Summer nights having dinner at a restaurant overlooking the lake as a band plays? Sounds like a positive experience doesn’t it? Living in East Tennessee it's a night easily lived. Just add some lightning bugs, the chirp of frogs and crickets, and summer heat lightning in the distance for the kinda night I love.
The past couple of summers have put the comfort of those evenings on hold just a tad for me. The summer of 2010 I was undergoing chemo and wasn’t able to enjoy the outdoors. The summer of 2011 was spent recovering from the treatments physically and mentally.
I tried to stay as active as possible, or force myself to, the past couple of years. But it was hard, hard to be comfortable in public with so much different about myself physically.
One night Chris wanted to go eat at a local restaurant that had a band in the evenings.

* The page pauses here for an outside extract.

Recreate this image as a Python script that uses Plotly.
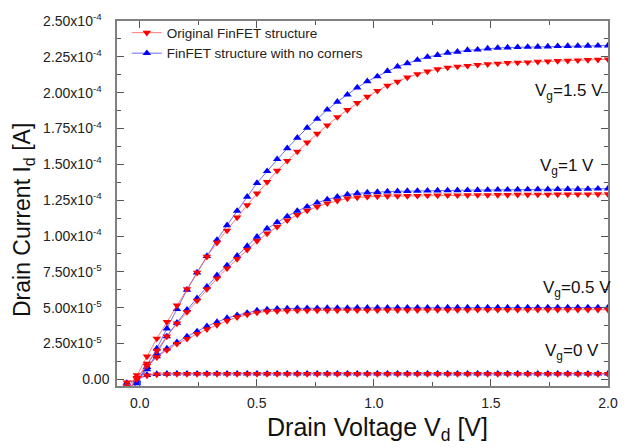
import plotly.graph_objects as go

# Drain voltage points (V)
vd = [-0.055, -0.012, 0.031, 0.073, 0.116, 0.159, 0.202, 0.245, 0.287, 0.330,
      0.373, 0.416, 0.459, 0.501, 0.544, 0.587, 0.630, 0.673, 0.715, 0.758,
      0.801, 0.844, 0.887, 0.929, 0.972, 1.015, 1.058, 1.101, 1.143, 1.186,
      1.229, 1.272, 1.315, 1.357, 1.400, 1.443, 1.486, 1.529, 1.571, 1.614,
      1.657, 1.700, 1.743, 1.785, 1.828, 1.871, 1.914, 1.957, 2.000]

# Currents in units of 1e-4 A
orig_vg15 = [-0.110, 0.029, 0.160, 0.285, 0.401, 0.516, 0.630, 0.744, 0.856, 0.954,
             1.038, 1.130, 1.216, 1.297, 1.377, 1.456, 1.525, 1.589, 1.653, 1.714,
             1.772, 1.830, 1.880, 1.928, 1.972, 2.013, 2.050, 2.077, 2.106, 2.130,
             2.148, 2.164, 2.175, 2.182, 2.187, 2.194, 2.199, 2.203, 2.208, 2.210,
             2.212, 2.216, 2.219, 2.221, 2.223, 2.226, 2.228, 2.230, 2.233]
nocorner_vg15 = [-0.150, -0.027, 0.086, 0.215, 0.355, 0.490, 0.625, 0.745, 0.860, 0.973,
                 1.075, 1.175, 1.274, 1.370, 1.452, 1.536, 1.612, 1.685, 1.755, 1.817,
                 1.881, 1.936, 1.986, 2.036, 2.079, 2.113, 2.151, 2.182, 2.205, 2.228,
                 2.249, 2.262, 2.278, 2.285, 2.297, 2.300, 2.308, 2.312, 2.315, 2.317,
                 2.319, 2.320, 2.322, 2.324, 2.325, 2.326, 2.327, 2.328, 2.329]
orig_vg10 = [-0.090, 0.010, 0.110, 0.200, 0.300, 0.390, 0.470, 0.550, 0.630, 0.705,
             0.775, 0.840, 0.905, 0.966, 1.018, 1.064, 1.110, 1.148, 1.178, 1.205,
             1.228, 1.247, 1.262, 1.269, 1.274, 1.276, 1.278, 1.279, 1.280, 1.281,
             1.282, 1.283, 1.284, 1.284, 1.285, 1.286, 1.286, 1.287, 1.287, 1.288,
             1.288, 1.289, 1.289, 1.290, 1.290, 1.291, 1.291, 1.292, 1.292]
nocorner_vg10 = [-0.120, -0.020, 0.070, 0.180, 0.300, 0.395, 0.486, 0.566, 0.646, 0.726,
                 0.795, 0.862, 0.930, 0.995, 1.052, 1.096, 1.137, 1.175, 1.205, 1.233,
                 1.255, 1.274, 1.289, 1.298, 1.303, 1.307, 1.310, 1.312, 1.314, 1.315,
                 1.316, 1.317, 1.318, 1.319, 1.320, 1.321, 1.322, 1.323, 1.323, 1.324,
                 1.325, 1.326, 1.326, 1.327, 1.328, 1.328, 1.329, 1.330, 1.331]
orig_vg05 = [-0.050, 0.010, 0.095, 0.155, 0.205, 0.248, 0.283, 0.318, 0.350, 0.380,
             0.410, 0.434, 0.452, 0.466, 0.474, 0.477, 0.479, 0.480, 0.480, 0.481,
             0.481, 0.481, 0.482, 0.482, 0.482, 0.482, 0.483, 0.483, 0.483, 0.483,
             0.484, 0.484, 0.484, 0.484, 0.484, 0.485, 0.485, 0.485, 0.485, 0.485,
             0.485, 0.486, 0.486, 0.486, 0.486, 0.486, 0.486, 0.486, 0.486]
nocorner_vg05 = [-0.080, -0.010, 0.085, 0.160, 0.215, 0.260, 0.300, 0.335, 0.370, 0.400,
                 0.428, 0.448, 0.464, 0.480, 0.487, 0.492, 0.494, 0.496, 0.497, 0.497,
                 0.498, 0.498, 0.498, 0.499, 0.499, 0.499, 0.499, 0.500, 0.500, 0.500,
                 0.500, 0.500, 0.501, 0.501, 0.501, 0.501, 0.501, 0.501, 0.501, 0.502,
                 0.502, 0.502, 0.502, 0.502, 0.502, 0.502, 0.502, 0.502, 0.502]
orig_vg00 = [-0.020, 0.002, 0.028, 0.035, 0.037, 0.038, 0.038, 0.038, 0.038, 0.038,
             0.038, 0.038, 0.038, 0.038, 0.038, 0.038, 0.038, 0.038, 0.038, 0.038,
             0.038, 0.038, 0.038, 0.038, 0.038, 0.038, 0.038, 0.038, 0.038, 0.038,
             0.038, 0.038, 0.038, 0.038, 0.038, 0.038, 0.038, 0.038, 0.038, 0.038,
             0.038, 0.038, 0.038, 0.038, 0.038, 0.038, 0.038, 0.038, 0.038]
nocorner_vg00 = [-0.025, -0.003, 0.030, 0.037, 0.039, 0.040, 0.040, 0.040, 0.040, 0.040,
                 0.040, 0.040, 0.040, 0.040, 0.040, 0.040, 0.040, 0.040, 0.040, 0.040,
                 0.040, 0.040, 0.040, 0.040, 0.040, 0.040, 0.040, 0.040, 0.040, 0.040,
                 0.040, 0.040, 0.040, 0.040, 0.040, 0.040, 0.040, 0.040, 0.040, 0.040,
                 0.040, 0.040, 0.040, 0.040, 0.040, 0.040, 0.040, 0.040, 0.040]

series_names = ["Original FinFET structure", "FinFET structure with no corners"]
gate_labels = ["V<sub>g</sub>=1.5 V", "V<sub>g</sub>=1 V", "V<sub>g</sub>=0.5 V", "V<sub>g</sub>=0 V"]
label_x = [1.835, 1.823, 1.866, 1.846]
label_y = [2.005e-4, 1.483e-4, 0.629e-4, 0.190e-4]

xtick_vals = [0, 0.5, 1.0, 1.5, 2.0]
xtick_text = ["0.0", "0.5", "1.0", "1.5", "2.0"]
ytick_vals = [0, 0.25e-4, 0.5e-4, 0.75e-4, 1.0e-4, 1.25e-4, 1.5e-4, 1.75e-4, 2.0e-4, 2.25e-4, 2.5e-4]
ytick_text = ["0.00", "2.50x10<sup>-5</sup>", "5.00x10<sup>-5</sup>", "7.50x10<sup>-5</sup>",
              "1.00x10<sup>-4</sup>", "1.25x10<sup>-4</sup>", "1.50x10<sup>-4</sup>",
              "1.75x10<sup>-4</sup>", "2.00x10<sup>-4</sup>", "2.25x10<sup>-4</sup>",
              "2.50x10<sup>-4</sup>"]
x_title = "Drain Voltage V<sub>d</sub> [V]"
y_title = "Drain Current I<sub>d</sub> [A]"

FONT = "Liberation Sans, Arial"
scale = 1e-4
fig = go.Figure()

blue_sets = [nocorner_vg15, nocorner_vg10, nocorner_vg05, nocorner_vg00]
red_sets = [orig_vg15, orig_vg10, orig_vg05, orig_vg00]

for k, ys in enumerate(blue_sets):
    fig.add_trace(go.Scatter(
        x=vd, y=[v * scale for v in ys], mode="lines+markers",
        name=series_names[1], legendgroup="b", showlegend=(k == 0), legendrank=2,
        line=dict(color="rgba(60,60,255,0.75)", width=1),
        marker=dict(symbol="triangle-up", size=7.5, color="#0000FF", line=dict(width=0))))
for k, ys in enumerate(red_sets):
    fig.add_trace(go.Scatter(
        x=vd, y=[v * scale for v in ys], mode="lines+markers",
        name=series_names[0], legendgroup="r", showlegend=(k == 0), legendrank=1,
        line=dict(color="rgba(255,80,80,0.75)", width=1),
        marker=dict(symbol="triangle-down", size=7.5, color="#FF0000", line=dict(width=0))))

for t, x, y in zip(gate_labels, label_x, label_y):
    fig.add_annotation(x=x, y=y, xref="x", yref="y", text=t, showarrow=False,
                       xanchor="center", yanchor="middle",
                       font=dict(family=FONT, size=17, color="#111"))

# axis titles as free annotations (positioned like the reference)
fig.add_annotation(x=0.531, y=-0.117, xref="paper", yref="paper", text=x_title,
                   showarrow=False, xanchor="center", yanchor="middle",
                   font=dict(family=FONT, size=25, color="#111"))
fig.add_annotation(x=-0.19, y=0.454, xref="paper", yref="paper", text=y_title,
                   showarrow=False, textangle=-90, xanchor="center", yanchor="middle",
                   font=dict(family=FONT, size=23, color="#111"))

axis_common = dict(showgrid=False, zeroline=False, showline=True, linecolor="#808080",
                   linewidth=1.5, mirror="ticks", ticks="inside", ticklen=7, tickwidth=1,
                   tickcolor="#555",
                   tickfont=dict(family=FONT, size=14, color="#222"))

fig.update_xaxes(range=[-0.097, 2.0], tickvals=xtick_vals, ticktext=xtick_text,
                 ticklabelstandoff=3,
                 minor=dict(ticks="inside", ticklen=4, tickvals=[0.25, 0.75, 1.25, 1.75], tickcolor="#555"),
                 **axis_common)
fig.update_yaxes(range=[-4.6e-6, 2.5e-4], tickvals=ytick_vals,
                 ticktext=[t if t == "0.00" else t + "&#160;&#160;" for t in ytick_text],
                 ticklabelstandoff=3,
                 minor=dict(ticks="inside", ticklen=4,
                            tickvals=[1.25e-5 + 2.5e-5 * i for i in range(10)], tickcolor="#555"),
                 **axis_common)

fig.update_layout(
    width=629, height=448, margin=dict(l=117, r=11, t=14, b=62),
    paper_bgcolor="white", plot_bgcolor="white",
    legend=dict(x=0.02, y=1.01, xanchor="left", yanchor="top", bgcolor="rgba(0,0,0,0)",
                font=dict(family=FONT, size=13.5, color="#222"),
                tracegroupgap=0, itemwidth=30),
)

fig.write_html("out.html")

The restaurant was on the lake and we had been once on a Sunday afternoon for lunch. I really didn’t want to go but thought at the hour we went the crowd would be dwindling down. It wasn’t. And the restaurant was closed except for appetizers. But the band was playing and we were there. I sullenly walked with Chris through the people, young people, on the dock area to the inside food area which, luckily, was empty.
Chris could tell I wasn’t happy. I was crabby. He asked if everything was okay to which I snappily replied “no”. I was miserable and told him so. “Imagine what you would feel like walking into a crowd of young women with beautiful hair, clear and tan skin and perfect breasts. Add to that I’m 20 pounds heavier than I was a year ago and nothing fits right.” Chris looked like a kicked puppy dog. He knew how much I loved warm summer nights at the lake and had tried to give me back a taste of it. I was being pretty irrational about the whole situation and was sinking fast into self-pity.

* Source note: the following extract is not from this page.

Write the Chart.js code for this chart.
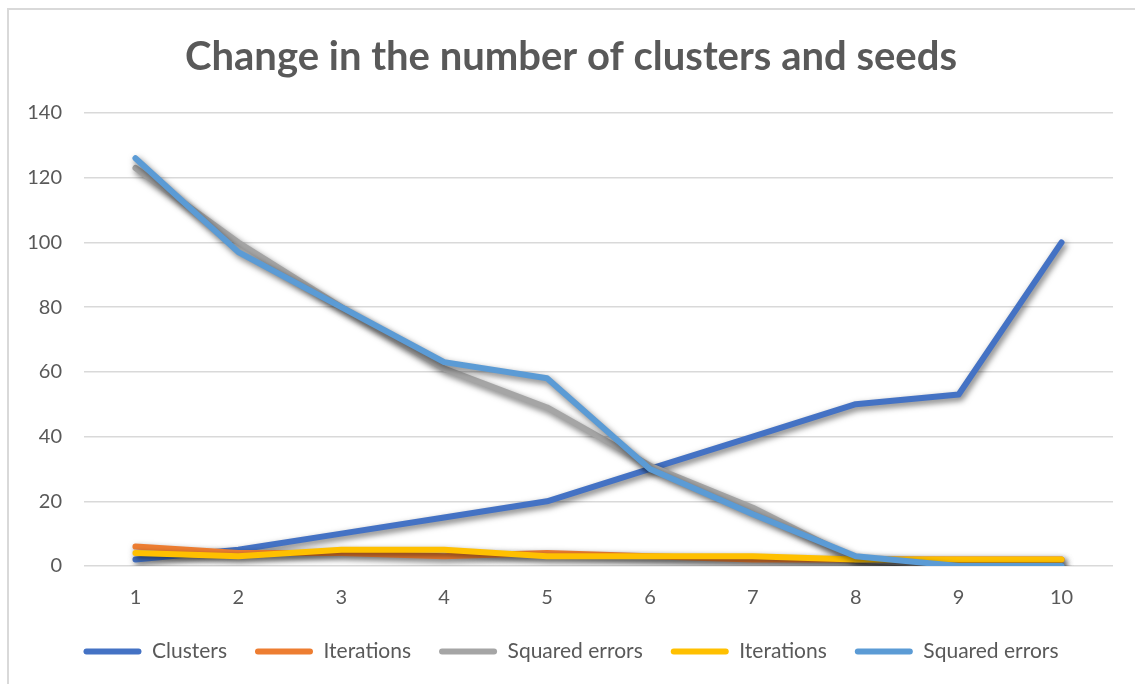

Within seconds of saying that I got a text message. A girl I’m mostly text and Face Book buddies with asked “Where are You?”, to which I honestly replied and now ashamed of, “Hell”. I frantically started texting her about my, at the moment life ending experience, and just where it was happening. She didn’t text back. As I pouted around the inside of that restaurant with Chris, luckily again with no one in there, I looked over to the side door. In popped my texting friend. With a huge smile on her face waving her phone around.
My mood immediately lifted! She came over and gave me a big hug while telling me she had saw us come in. We laughed and joked and talked this lady and I. Someone I’d never really spoken to in person—other than a few words in passing. But someone who took the time to come in and sit with me for the rest of the night, away from the friends she had came with, to lend a smile and some jokes to lift the spirits of someone who was dreading trying to slink out past the beautiful-young-perfect women at the end of the night. Chris thanked her for saving him from a wrathful night and I am forever grateful to a moment from a texting buddy that forever will be in my mind. An effort from someone who barely knew me and could never understand the magnitude of what she did that evening.
You never know what someone is going through at any given moment. Nor do you know what an innocent, moments in your eye, act of kindness means to them.